Narrative ‘Tradecraft’ #3 – Revision

This post originally appeared on http://teleosis.org.

To revise, or re-vision, is to see again where our healing narrative wants to go. While revision is often considered a close cousin of editing and proofreading, each of which does involve a distinct type of “seeing again,” a true re-visioning has as much to do with the writer as it does with the writing. As the writer shifts perspective, gets stuck, grows, regresses, and otherwise changes, how he or she sees the writing is in a state of flux. What felt like a healing direction last week may feel like a misguided flirtation today.

As I shared in “Zigging and Zagging Toward Healing” this past October:

“Not quite two years into my healing, this sentence felt right: ‘At times, as I write, I feel stuck and confused – and at times, increasingly clear.  I feel untethered; I have doubt.  I trust some things and am uncertain about what I know.  I want to be done with it as I move through it.’ Confusion and clarity, trust and uncertainty: while my healing process felt directional and continuous, discontinuities were palpable – and healing involves both.”

My healing narrative had been cruising along, negotiating the respective dyings and deaths of my parents and sister, when I learned that my marriage was ending. My immediate response was to hit the brakes and pull over. When I gathered myself enough to begin driving again, I was pretty sure that my healing journey was heading in a different direction. Gradually I began to see again how I was driving, and even took a closer look at the vehicle itself.

We cannot know for certain where our healing narratives will take us. We can, however, develop our intuitive sense of what we need right now and if, and how, our current narrative is providing it.

One of the striking differences between how I was taught the Ten Commandments in my Catholic upbringing and how I learned the Four Noble Truths and Eightfold Path in my Buddhist reading spoke to the larger distinction between authoritarian and collaborative narratives. The former basically said, do this or else, while the latter challenged me not to take anyone else’s word for it, but to try this for myself and see what happens. This is not an indictment of Catholicism and veneration of Buddhism, but rather an invitation to see again: how we tell the story and how we share it matter.

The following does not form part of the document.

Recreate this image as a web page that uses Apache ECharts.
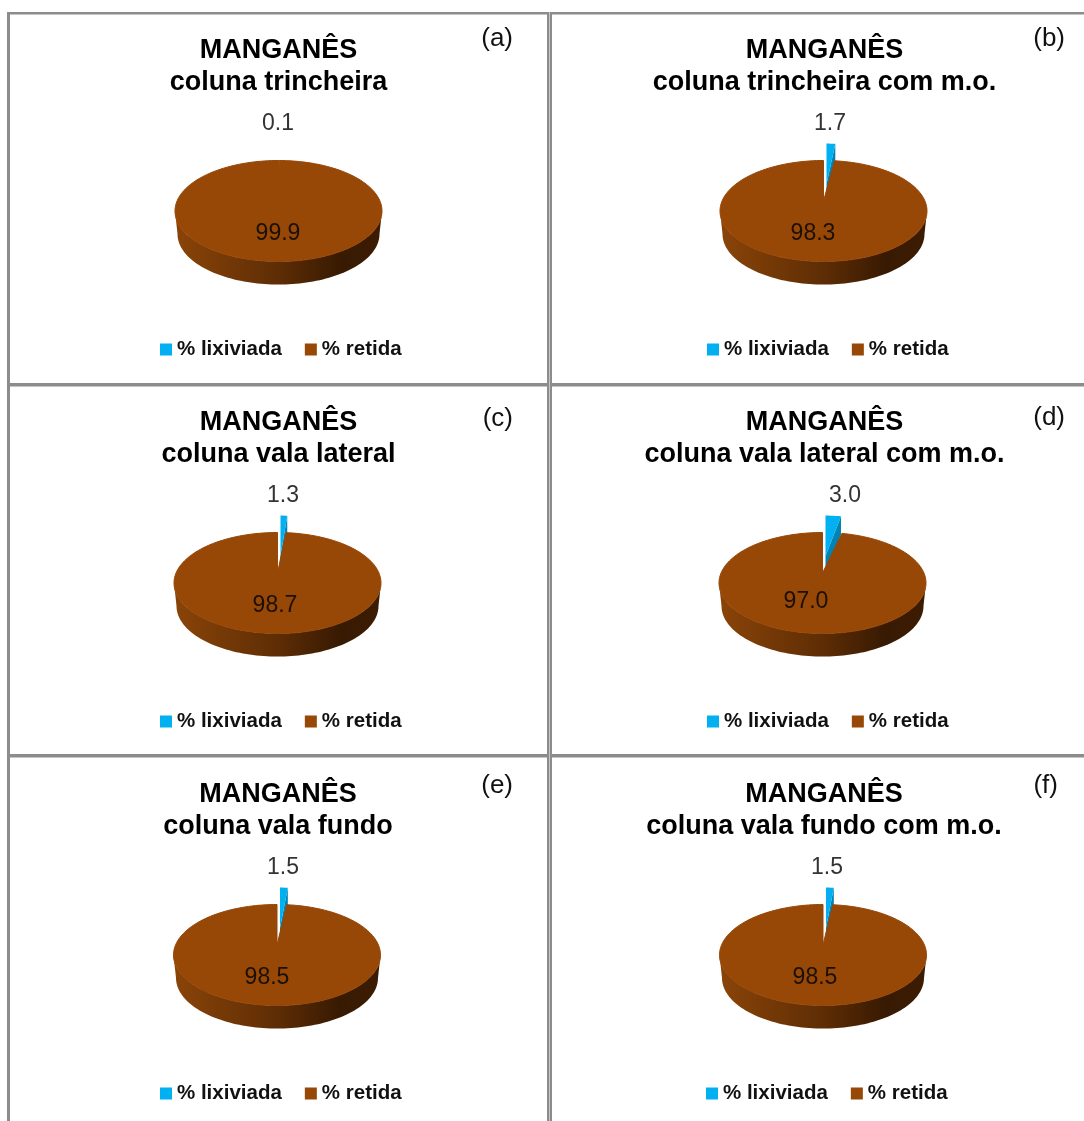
<!DOCTYPE html>
<html lang="pt">
<head>
<meta charset="utf-8">
<title>Manganês</title>
<style>
  html, body { margin: 0; padding: 0; background: #fff; }
  #chart { width: 1084px; height: 1121px; }
</style>
<script src="https://cdn.jsdelivr.net/npm/echarts@6/dist/echarts.min.js"></script>
</head>
<body>
<div id="chart"></div>
<script>
// Mass balance of manganese for each column (percent of the total)
const seriesNames = ['% lixiviada', '% retida'];
const subtitles = [
  'coluna trincheira',
  'coluna trincheira com m.o.',
  'coluna vala lateral',
  'coluna vala lateral com m.o.',
  'coluna vala fundo',
  'coluna vala fundo com m.o.'
];
const panelTags = ['(a)', '(b)', '(c)', '(d)', '(e)', '(f)'];
const lixiviada = [0.1, 1.7, 1.3, 3.0, 1.5, 1.5];
const retida = [99.9, 98.3, 98.7, 97.0, 98.5, 98.5];

// Page layout of the six panels
const pieCenterX = [278.5, 823.5, 277.5, 822.5, 277, 823];
const pieCenterY = [211, 211, 583, 583, 955, 955];
const titleCenterX = [278.5, 824.5, 278.5, 824.5, 278, 824];
const titleTop = [35, 35, 407, 407, 779, 779];
const tagRight = [513, 1065, 513, 1065, 513, 1058];
const tagTop = [26, 26, 406, 405, 773, 773];
const legendLeft = [160, 707, 160, 707, 160, 706];
const legendTop = [339, 339, 711, 711, 1083, 1083];
const wedgeLabelX = [278, 830, 283, 845, 283, 827];
const wedgeLabelY = [124, 124, 496, 496, 868, 868];
const mainLabelX = [278, 813, 275, 806, 267, 815];
const mainLabelY = [234, 234, 606, 602, 978, 978];

// Pie geometry shared by the panels
const RX = 103.5, RY = 50.5, DEPTH = 23, BOTTOM_RX = 101;
const PULL_DX = 3, PULL_DY = -27, PULL_SCALE = 0.8, WEDGE_DEPTH = 18, APEX_LIFT = 10;
const COLORS = { leached: '#00b0f0', leachedSide: '#0083b5', kept: '#974706' };

const rad = (deg) => deg * Math.PI / 180;
const rim = (cx, cy, rx, ry, angle) => [cx + rx * Math.sin(angle), cy - ry * Math.cos(angle)];

function arc(cx, cy, rx, ry, from, to) {
  const pts = [];
  const steps = Math.max(2, Math.ceil(Math.abs(to - from) / rad(2)));
  for (let i = 0; i <= steps; i++) {
    pts.push(rim(cx, cy, rx, ry, from + (to - from) * i / steps));
  }
  return pts;
}

function valueLabel(x, y, value, fill) {
  return {
    type: 'text', z2: 5,
    style: {
      x, y, text: value.toFixed(1),
      font: '23px "Liberation Sans"', fill, align: 'center', verticalAlign: 'middle'
    }
  };
}

// Pulled-out slice: starts at 12 o'clock and sweeps clockwise by its share.
// Slices narrower than a pixel only show their label.
function renderLeached(panel) {
  return (params, api) => {
    const value = api.value(0);
    const sweep = value / 100 * 2 * Math.PI;
    const cx = pieCenterX[panel] + PULL_DX;
    const cy = pieCenterY[panel] + PULL_DY;
    const rx = RX * PULL_SCALE, ry = RY * PULL_SCALE;
    const end = rim(cx, cy, rx, ry, sweep);
    const children = [valueLabel(wedgeLabelX[panel], wedgeLabelY[panel], value, '#333333')];
    if (end[0] - cx >= 1) {
      children.unshift(
        {
          type: 'polygon',
          shape: { points: [[cx, cy], end, [end[0], end[1] + WEDGE_DEPTH], [cx, cy + WEDGE_DEPTH]] },
          style: { fill: COLORS.leachedSide }
        },
        {
          type: 'polygon',
          shape: { points: [[cx, cy]].concat(arc(cx, cy, rx, ry, 0, sweep)) },
          style: { fill: COLORS.leached }
        }
      );
    }
    return { type: 'group', children };
  };
}

// Remaining body of the pie: front wall plus elliptical top face
function renderKept(panel) {
  return (params, api) => {
    const value = api.value(0);
    const start = (1 - value / 100) * 2 * Math.PI;
    const cx = pieCenterX[panel], cy = pieCenterY[panel];
    const wallTop = arc(cx, cy, RX, RY, rad(90), rad(270));
    const wallBottom = arc(cx, cy + DEPTH, BOTTOM_RX, RY, rad(270), rad(90));
    return {
      type: 'group',
      children: [
        {
          type: 'polygon',
          shape: { points: wallTop.concat(wallBottom) },
          style: {
            fill: {
              type: 'linear', x: 0, y: 0, x2: 1, y2: 0,
              colorStops: [
                { offset: 0, color: '#8a4408' },
                { offset: 0.5, color: '#5e2d05' },
                { offset: 0.8, color: '#381a02' },
                { offset: 1, color: '#3c1c03' }
              ]
            }
          }
        },
        {
          type: 'polygon',
          shape: { points: [[cx, cy - APEX_LIFT]].concat(arc(cx, cy, RX, RY, start, 2 * Math.PI)) },
          style: { fill: COLORS.kept, stroke: COLORS.kept, lineWidth: 1 }
        },
        valueLabel(mainLabelX[panel], mainLabelY[panel], value, '#1c1004')
      ]
    };
  };
}

// Grey frames separating the panels
const frameColor = '#8c8c8c';
const frameSeam = '#c4c4c4';
const frameBars = [
  [7, 12, 3, 1109, frameColor],
  [547, 12, 5, 1109, frameColor],
  [7, 12, 1077, 2.5, frameColor],
  [7, 383, 1077, 3.5, frameColor],
  [7, 754, 1077, 3.5, frameColor],
  [549, 12, 1, 1109, frameSeam]
];

const series = [];
subtitles.forEach((_, panel) => {
  series.push({
    type: 'custom', name: seriesNames[0], coordinateSystem: 'none', silent: true,
    itemStyle: { color: COLORS.leached }, z: 2,
    renderItem: renderLeached(panel), data: [[lixiviada[panel]]]
  });
  series.push({
    type: 'custom', name: seriesNames[1], coordinateSystem: 'none', silent: true,
    itemStyle: { color: COLORS.kept }, z: 3,
    renderItem: renderKept(panel), data: [[retida[panel]]]
  });
});

const chart = echarts.init(document.getElementById('chart'), null, { renderer: 'canvas' });
chart.setOption({
  animation: false,
  backgroundColor: '#ffffff',
  title: subtitles.map((sub, i) => ({
    text: 'MANGANÊS\n' + sub,
    left: titleCenterX[i],
    top: titleTop[i],
    textAlign: 'center',
    padding: 0,
    textStyle: {
      fontFamily: 'Liberation Sans', fontWeight: 'bold', fontSize: 27,
      lineHeight: 32, color: '#000000'
    }
  })),
  legend: subtitles.map((_, i) => ({
    data: seriesNames,
    left: legendLeft[i],
    top: legendTop[i],
    padding: 0,
    icon: 'rect',
    itemWidth: 12,
    itemHeight: 12,
    itemGap: 23,
    selectedMode: false,
    textStyle: { fontFamily: 'Liberation Sans', fontWeight: 'bold', fontSize: 20.5, color: '#111111', padding: [0, 0, 0, 0] }
  })),
  graphic: frameBars.map(([x, y, width, height, fill]) => ({
    type: 'rect', silent: true, z: -1,
    shape: { x, y, width, height },
    style: { fill }
  })).concat(panelTags.map((tag, i) => ({
    type: 'text', silent: true,
    style: {
      x: tagRight[i], y: tagTop[i], text: tag,
      font: '26px "Liberation Sans"', fill: '#111111', textAlign: 'right', textVerticalAlign: 'top'
    }
  }))),
  series
});
</script>
</body>
</html>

If my healing narrative is a command performance, resolutely adherent to a set of provided rules that I believe I must follow, it will not allow for much, if any, genuine revision and will take me somewhere very different than a healing narrative that invites me to try some things and learn from my experience – not in ignorance of any already available learnings, but in collaboration with them.

What, then, is a healing narrator to do?
In many guided writing sessions, especially those in which learning to write is not the goal, a first step is to ‘freewrite’ (or dump on the page) whatever comes up with no worries about spelling, grammar, syntax, form or clarity. Just get something on the page. Don’t edit, proofread or revise. Keep any prospective censor at bay. Don’t worry about getting anything right; just get something.

This is, in my experience as a writer and an educator, a path into narrative healing that works. Once I’ve got something on the page, I can begin to see and understand what I’ve got and how to work with it, and then, as it and I change, how to see it again. The relationship between my writing and myself is indeed collaborative and cyclical. I dump, it appears, I reread and revise, it reappears, my perspective shifts, and from my new perspective, I see again where it wants to go and do my best to steward it. If and when it is finished depends on what my intention is for it, and how I define “finished” (which we’ll address in a future Narrative Tradecraft blog on Completion).

The relationships among revision, perspective, imagery, metaphor, diction and other tools of the trade are intimate and reciprocal – as are the relationships between the writer and the writing, the healer and the healing. The story I choose to tell and how I tell it impacts me, and so impacted, I see the story and myself yet again.